The second principle of finite induction is usually stated and demonstrated for $n_0$ being either $0$ or $1$.

This is often dependent upon whether the analysis of the fundamentals of mathematical logic are zero-based or one-based.

### Zero-Based

Let $S \subseteq \N$ be a subset of the natural numbers.

Suppose that:

$(1): \quad 0 \in S$
$(2): \quad \forall n \in \N: \paren {\forall k: 0 \le k \le n \implies k \in S} \implies n + 1 \in S$

Then:

$S = \N$

### One-Based

Let $S \subseteq \N_{>0}$ be a subset of the $1$-based natural numbers.

Suppose that:

$(1): \quad 1 \in S$
$(2): \quad \forall n \in \N_{>0}: \paren {\forall k: 1 \le k \le n \implies k \in S} \implies n + 1 \in S$

Then:

$S = \N_{>0}$

## Proof

Define $T$ as:

$T = \set {n \in \Z : \forall k: n_0 \le k \le n: k \in S}$

Since $n \le n$, it follows that $T \subseteq S$.

Therefore, it will suffice to show that:

$\forall n \ge n_0: n \in T$

Firstly, we have that $n_0 \in T$ if and only if the following condition holds:

$\forall k: n_0 \le k \le n_0 \implies k \in S$

Since $n_0 \in S$, it thus follows that $n_0 \in T$.

Now suppose that $n \in T$; that is:

$\forall k: n_0 \le k \le n \implies k \in S$

By $(2)$, this implies:

$n + 1 \in S$

Thus, we have:

$\forall k: n_0 \le k \le n + 1 \implies k \in S$

Therefore, $n + 1 \in T$.

Hence, by the Principle of Finite Induction:

$\forall n \ge n_0: n \in T$

as desired.

$\blacksquare$

## Terminology

### Basis for the Induction

The step that shows that the integer $n_0$ is an element of $S$ is called the basis for the induction.

### Induction Hypothesis

The assumption that $\forall k: n_0 \le k \le n: k \in S$ for some $n \in \Z$ is the induction hypothesis.

### Induction Step

The step which shows that $n + 1 \in S$ follows from the assumption that $k \in S$ for all values of $k$ between $n_0$ and $n$ is called the induction step.

## Also known as

Some sources refer to the Second Principle of Finite Induction as the Second Principle of Mathematical Induction, and gloss over the differences between the two proof techniques if they discuss them both at all.
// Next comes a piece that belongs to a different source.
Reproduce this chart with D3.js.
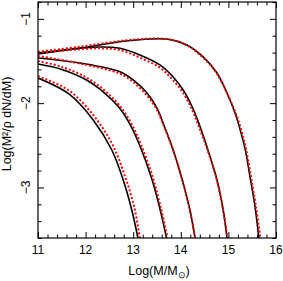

Hence the word finite may well not appear in the various published expositions of this technique.

The Second Principle of Finite Induction is also known as the Principle of Complete (Finite) Induction.

Both terms are used on $\mathsf{Pr} \infty \mathsf{fWiki}$.

The abbreviations PCI or PCFI can sometimes be seen.

Some sources call it the Principle of Strong (Finite) Induction.

Such sources may similarly refer to the (First) Principle of Finite Induction as the Principle of Weak (Finite) Induction.

These names are misleading, as both principles are equivalent, and so neither is weaker or stronger than the other.

The process of demonstrating a proof by means of the Second Principle of Finite Induction is often referred to as Proof by Complete (Finite) Induction.

## Also see

• Results about Proofs by Induction can be found here.

## Algorithmic Proof Procedure

The Second Principle of Mathematical Induction can be implemented as an algorithm as follows.

Let $\map P n$ be a propositional function depending on $n \in \N$.

Let it be established that:

$\text{(a)}: \quad \map P 1$ is true
$\text{(b)}: \quad$ If all of $\map P 1, \map P 2, \ldots, \map P k$ are true, then $\map P {k + 1}$ is true.

Then the following algorithm provides a proof of $\map P k$ for all $n \in \N$:

$\mathbf 1:$ Prove $\map P 1$.
Set $k \gets 1$ and prove $\map P 1$ according to $\text{(a)}$.
$\mathbf 2:$ Is $k = n$?.
If $k = n$ then terminate. The required proof has been output.
$\mathbf 3:$ Prove $\map P {k + 1}$.
According to $\text{(b)}$, output a proof that if all of $\map P 1, \map P 2, \ldots, \map P k$ are true, then $\map P {k + 1}$ is true.
$\mathbf 4:$ Increase $k$.
$k \gets k + 1$ and to to step $\mathbf 2$.